Hukum sebab akibat berlaku di sini. Apa yang telah diperbuat harus dipertanggungjawabkan. Anies lah yang telah mengoyak tenun kebangsaan itu, membelah warga DKI Jakarta pada masa Pilkada kemarin dengan istilah muslim dan kafir, mengancam mayat, dan seusai Pilkada kembali mengayunkan pedang pembelahnya, mencoba menciptakan jurang di antara pribumi dan non pribumi.
Namun nasi telah menjadi bubur. Yang bisa Anies lakukan saat ini adalah bekerja dengan setulus hati demi kepentingan masyarakat, seberapa beratpun itu. Buktikan bahwa 58 persen warga tidak salah memilihmu. Percayalah, masyarakat zaman now bisa menilai ketulusan seorang pemimpin, cepat atau lambat. Jangan lagi beretorika, pencitraan ataupun mencoreng wajah sendiri dengan mengubah kebijakan gubernur sebelumnya yang sudah berjalan dengan baik.
Jika tidak, jangan heran jika akan muncul lagi Ananda-Ananda lain yang menyuarakan sikap mereka.
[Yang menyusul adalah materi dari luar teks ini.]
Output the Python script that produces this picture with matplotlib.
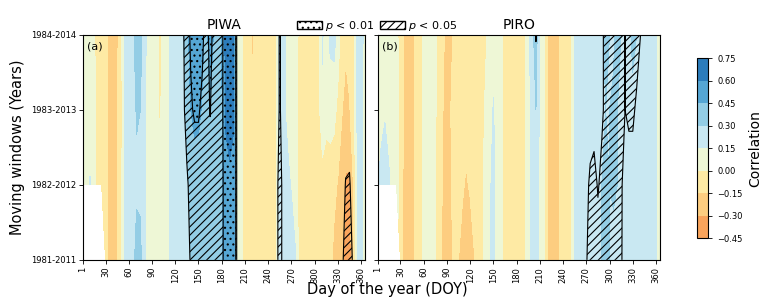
import numpy as np
import matplotlib
matplotlib.use("Agg")
import matplotlib.pyplot as plt
import matplotlib.patches as mpatches

plt.rcParams['hatch.linewidth'] = 0.8

# nodes every 5 days (index i -> DOY 5*i)
doy = np.arange(0, 366, 5)
windows = ["1981-2011", "1982-2012", "1983-2013", "1984-2014"]
xticks = [1, 30, 60, 90, 120, 150, 180, 210, 240, 270, 300, 330, 360]
levels = [-0.45, -0.30, -0.15, 0.0, 0.15, 0.30, 0.45, 0.60, 0.75]
nan = np.nan

# PIWA correlation per moving window
piwa_1981 = [nan, nan, nan, nan, nan, nan, -0.10, -0.20, -0.26, -0.17,
             -0.05, 0.15, 0.22, 0.26, 0.34, 0.34, 0.18, 0.08, 0.06, 0.05,
             0.05, 0.06, 0.10, 0.20, 0.22, 0.23, 0.24, 0.25, 0.30, 0.38,
             0.40, 0.40, 0.40, 0.40, 0.40, 0.40, 0.42, 0.52, 0.56, 0.55,
             0.10, 0.03, -0.08, -0.10, -0.16, -0.10, -0.09, -0.08, -0.08, -0.06,
             -0.03, 0.20, 0.22, 0.20, 0.22, 0.16, -0.05, -0.10, -0.12, -0.12,
             -0.10, -0.12, -0.10, -0.08, -0.12, -0.18, -0.20, -0.25, -0.36, -0.38,
             -0.20, 0.16, 0.17, 0.10]
piwa_1982 = [0.10, 0.12, 0.16, 0.05, -0.05, -0.07, -0.10, -0.20, -0.24, -0.16,
             -0.05, 0.16, 0.22, 0.24, 0.28, 0.27, 0.17, 0.08, 0.06, 0.05,
             0.04, 0.05, 0.10, 0.19, 0.22, 0.23, 0.25, 0.27, 0.36, 0.40,
             0.41, 0.40, 0.40, 0.41, 0.40, 0.40, 0.42, 0.55, 0.58, 0.56,
             0.10, 0.03, -0.08, -0.10, -0.13, -0.10, -0.09, -0.08, -0.08, -0.06,
             -0.03, 0.20, 0.20, 0.18, 0.14, 0.10, -0.06, -0.10, -0.10, -0.09,
             -0.08, -0.08, -0.07, -0.05, -0.10, -0.12, -0.16, -0.22, -0.32, -0.33,
             -0.15, 0.16, 0.17, 0.10]
piwa_1983 = [0.08, 0.10, 0.07, 0.03, -0.05, -0.08, -0.10, -0.19, -0.25, -0.17,
             -0.06, 0.16, 0.22, 0.24, 0.31, 0.30, 0.18, 0.09, 0.07, 0.05,
             -0.02, 0.05, 0.10, 0.19, 0.22, 0.24, 0.27, 0.33, 0.45, 0.48,
             0.47, 0.44, 0.40, 0.45, 0.42, 0.41, 0.43, 0.62, 0.64, 0.62,
             0.10, 0.03, -0.07, -0.10, -0.14, -0.10, -0.09, -0.08, -0.07, -0.05,
             -0.02, 0.20, 0.17, 0.12, 0.10, 0.08, -0.06, -0.09, -0.10, -0.08,
             -0.06, -0.05, 0.12, 0.03, 0.08, 0.06, -0.05, -0.14, -0.20, -0.16,
             -0.08, 0.17, 0.18, 0.10]
piwa_1984 = [0.08, 0.08, 0.06, 0.02, -0.06, -0.08, -0.10, -0.20, -0.26, -0.18,
             -0.05, 0.17, 0.24, 0.27, 0.35, 0.36, 0.20, 0.10, 0.07, 0.06,
             -0.04, 0.04, 0.10, 0.20, 0.24, 0.25, 0.28, 0.40, 0.52, 0.55,
             0.52, 0.47, 0.42, 0.50, 0.44, 0.42, 0.45, 0.63, 0.66, 0.64,
             0.10, 0.03, -0.06, -0.10, -0.17, -0.10, -0.08, -0.08, -0.07, -0.06,
             -0.03, 0.20, 0.18, 0.10, 0.08, 0.12, -0.05, -0.08, -0.10, -0.08,
             -0.06, -0.04, 0.17, 0.05, 0.18, 0.20, 0.10, -0.08, -0.12, -0.10,
             -0.05, 0.18, 0.20, 0.10]

# PIRO correlation per moving window
piro_1981 = [nan, nan, nan, nan, nan, nan, -0.06, -0.20, -0.24, -0.22,
             -0.12, -0.06, 0.03, 0.05, 0.04, 0.00, -0.12, -0.18, -0.20, -0.17,
             -0.12, -0.15, -0.18, -0.22, -0.20, -0.16, -0.08, -0.05, 0.05, 0.12,
             0.20, 0.08, 0.04, -0.06, -0.08, -0.10, -0.10, -0.09, -0.05, 0.10,
             0.20, 0.22, 0.10, 0.02, -0.16, -0.22, -0.20, -0.16, -0.10, -0.06,
             -0.02, 0.17, 0.20, 0.24, 0.27, 0.30, 0.28, 0.26, 0.30, 0.33,
             0.30, 0.28, 0.30, 0.25, 0.22, 0.25, 0.28, 0.26, 0.24, 0.22,
             0.20, 0.17, 0.15, 0.14]
piro_1982 = [0.14, 0.18, 0.20, 0.17, 0.10, 0.05, -0.06, -0.20, -0.22, -0.20,
             -0.12, -0.06, 0.03, 0.05, 0.04, 0.01, -0.10, -0.16, -0.18, -0.16,
             -0.12, -0.12, -0.14, -0.16, -0.14, -0.10, -0.06, -0.04, 0.05, 0.12,
             0.20, 0.08, 0.04, -0.05, -0.08, -0.10, -0.10, -0.08, -0.05, 0.10,
             0.20, 0.22, 0.12, 0.03, -0.16, -0.22, -0.22, -0.16, -0.10, -0.07,
             -0.02, 0.17, 0.20, 0.24, 0.26, 0.30, 0.28, 0.25, 0.30, 0.32,
             0.30, 0.31, 0.30, 0.28, 0.26, 0.28, 0.30, 0.27, 0.25, 0.23,
             0.20, 0.17, 0.15, 0.14]
piro_1983 = [0.10, 0.12, 0.14, 0.10, 0.07, 0.04, -0.05, -0.18, -0.24, -0.22,
             -0.12, -0.06, 0.04, 0.06, 0.05, 0.02, -0.08, -0.15, -0.17, -0.15,
             -0.12, -0.08, -0.10, -0.12, -0.10, -0.08, -0.05, -0.04, 0.02, 0.08,
             0.16, 0.06, 0.04, -0.06, -0.08, -0.10, -0.09, -0.08, -0.05, 0.08,
             0.22, 0.30, 0.12, 0.03, -0.17, -0.24, -0.22, -0.15, -0.08, -0.06,
             -0.02, 0.18, 0.20, 0.22, 0.20, 0.24, 0.27, 0.28, 0.28, 0.30,
             0.30, 0.32, 0.30, 0.28, 0.26, 0.30, 0.28, 0.26, 0.24, 0.22,
             0.20, 0.17, 0.15, 0.14]
piro_1984 = [0.08, 0.08, 0.10, 0.07, 0.06, 0.03, -0.05, -0.18, -0.25, -0.24,
             -0.12, -0.06, 0.04, 0.06, 0.05, 0.03, -0.08, -0.14, -0.17, -0.16,
             -0.14, -0.08, -0.08, -0.10, -0.12, -0.10, -0.07, -0.05, -0.02, 0.05,
             0.10, 0.06, 0.04, -0.06, -0.08, -0.10, -0.09, -0.08, -0.05, 0.08,
             0.25, 0.38, 0.12, 0.04, -0.18, -0.25, -0.22, -0.15, -0.08, -0.06,
             -0.02, 0.18, 0.20, 0.22, 0.20, 0.22, 0.25, 0.27, 0.28, 0.32,
             0.30, 0.28, 0.33, 0.30, 0.25, 0.28, 0.32, 0.30, 0.25, 0.22,
             0.20, 0.18, 0.15, 0.14]

# significance class (>=0.5: p<0.05, >=1.5: p<0.01)
z10 = [0] * 10
sig_piwa_1981 = (z10 + z10
                 + [0, 0, 0, 0, 0, 0, 0, 0.1, 0.6, 1.0]
                 + [1.0, 1.0, 1.0, 1.0, 1.0, 1.0, 1.2, 2, 2.5, 4]
                 + z10
                 + [0, 1.0, 0, 0, 0, 0, 0, 0, 0, 0]
                 + [0, 0, 0, 0, 0, 0, 0, 0.2, 1.0, 1.0]
                 + [0.3, 0, 0, 0])
sig_piwa_1982 = (z10 + z10
                 + [0, 0, 0, 0, 0, 0, 0, 0.3, 0.9, 1.0]
                 + [1.0, 1.0, 1.0, 1.0, 1.0, 1.0, 1.2, 2, 2.5, 4]
                 + z10
                 + [0, 1.0, 0, 0, 0, 0, 0, 0, 0, 0]
                 + [0, 0, 0, 0, 0, 0, 0, 0, 0.55, 0.6]
                 + [0, 0, 0, 0])
sig_piwa_1983 = (z10 + z10
                 + [0, 0, 0, 0, 0, 0, 0.2, 1.0, 1.4, 1.6]
                 + [1.6, 1.3, 1.1, 1.55, 1.1, 1.0, 1.3, 2, 2.5, 4]
                 + z10
                 + [0, 0.6, 0, 0, 0, 0, 0, 0, 0, 0]
                 + z10
                 + [0, 0, 0, 0])
sig_piwa_1984 = (z10 + z10
                 + [0, 0, 0, 0, 0, 0, 0.3, 1.2, 1.6, 2.0]
                 + [2.0, 1.7, 1.1, 1.8, 1.2, 1.0, 1.3, 2, 2.5, 4]
                 + z10
                 + [0, 0.6, 0, 0, 0, 0, 0, 0, 0, 0]
                 + z10
                 + [0, 0, 0, 0])

sig_piro_1981 = (z10 * 5
                 + [0, 0, 0, 0, 0.4, 1.0, 1.0, 1.0, 0.9, 1.0]
                 + [1.0, 1.0, 1.0, 0.6, 0.1, 0, 0, 0, 0, 0]
                 + [0, 0, 0, 0])
sig_piro_1982 = (z10 * 5
                 + [0, 0, 0, 0, 0.2, 0.7, 0.9, 0.4, 0.8, 1.0]
                 + [1.0, 1.0, 1.0, 0.6, 0.2, 0, 0, 0, 0, 0]
                 + [0, 0, 0, 0])
sig_piro_1983 = (z10 * 5
                 + [0, 0, 0, 0, 0, 0, 0, 0, 0.3, 0.8]
                 + [1.0, 1.0, 1.0, 0.8, 0.5, 0.7, 0.7, 0.3, 0, 0]
                 + [0, 0, 0, 0])
sig_piro_1984 = (z10 * 4
                 + [0, 0.55, 0, 0, 0, 0, 0, 0, 0, 0]
                 + [0, 0, 0, 0, 0, 0, 0, 0, 0.3, 0.8]
                 + [1.0, 1.0, 1.0, 0.9, 0.45, 0.9, 1.0, 1.0, 0.5, 0.1]
                 + [0, 0, 0, 0])

corr_piwa = np.array([piwa_1981, piwa_1982, piwa_1983, piwa_1984])
corr_piro = np.array([piro_1981, piro_1982, piro_1983, piro_1984])
sig_piwa = np.array([sig_piwa_1981, sig_piwa_1982, sig_piwa_1983, sig_piwa_1984])
sig_piro = np.array([sig_piro_1981, sig_piro_1982, sig_piro_1983, sig_piro_1984])

colors = ['#f9a45c', '#fdcd80', '#feeaa4', '#eef7d6',
          '#c9e8f2', '#93cde5', '#55a6d4', '#2c7cbb']

yy = np.arange(len(windows))

fig = plt.figure(figsize=(7.62, 2.98), dpi=100)
ax1 = fig.add_axes([0.109, 0.128, 0.370, 0.755])
ax2 = fig.add_axes([0.496, 0.128, 0.370, 0.755])
cax = fig.add_axes([0.915, 0.201, 0.0144, 0.604])

panels = [(ax1, corr_piwa, sig_piwa, 'PIWA', '(a)'),
          (ax2, corr_piro, sig_piro, 'PIRO', '(b)')]
for ax, corr, sig, name, tag in panels:
    cf = ax.contourf(doy, yy, corr, levels=levels, colors=colors)
    ax.contourf(doy, yy, sig, levels=[0.5, 1.5, 10], colors='none',
                hatches=['////', '...'])
    ax.contour(doy, yy, sig, levels=[0.5, 1.5], colors='k', linewidths=0.8)
    ax.set_xlim(1, 365)
    ax.set_ylim(0, 3)
    ax.set_xticks(xticks)
    ax.set_xticklabels([str(t) for t in xticks], rotation=90, fontsize=6)
    ax.set_yticks(yy)
    ax.set_title(name, fontsize=10, pad=4)
    ax.text(0.015, 0.97, tag, transform=ax.transAxes, fontsize=8,
            ha='left', va='top')
    ax.tick_params(length=3, width=0.6, pad=2)

ax1.set_yticklabels(windows, fontsize=6)
ax2.set_yticklabels([])
ax1.set_ylabel('Moving windows (Years)', fontsize=10.5)

fig.text(0.508, 0.003, 'Day of the year (DOY)', ha='center', va='bottom',
         fontsize=10.5)

cb = fig.colorbar(cf, cax=cax, ticks=levels)
cb.ax.tick_params(labelsize=6, length=3, width=0.6)
cb.set_label('Correlation', fontsize=10)

h01 = mpatches.Patch(facecolor='white', edgecolor='k', hatch='...',
                     label=r'$p$ < 0.01')
h05 = mpatches.Patch(facecolor='white', edgecolor='k', hatch='////',
                     label=r'$p$ < 0.05')
fig.legend(handles=[h01], loc='center left', bbox_to_anchor=(0.39, 0.912),
           frameon=False, fontsize=8, handlelength=2.2, handletextpad=0.3,
           borderpad=0, borderaxespad=0)
fig.legend(handles=[h05], loc='center left', bbox_to_anchor=(0.499, 0.912),
           frameon=False, fontsize=8, handlelength=2.2, handletextpad=0.3,
           borderpad=0, borderaxespad=0)

fig.savefig('out.png', dpi=100)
Kanisius sebagai salah satu sekolah yang sudah sering mencetak kader-kader berprestasi di tingkat nasional maupun internasional terbukti memang mendidik siswanya dengan sangat baik, sehingga menjadi manusia yang menjunjung tinggi integritas, kebenaran dan kejujuran. Apa yang disuarakan dan dinyatakan oleh Ananda Sukarlan mungkin pahit bagi Anies atau pendukungnya, tapi itulah kejujuran.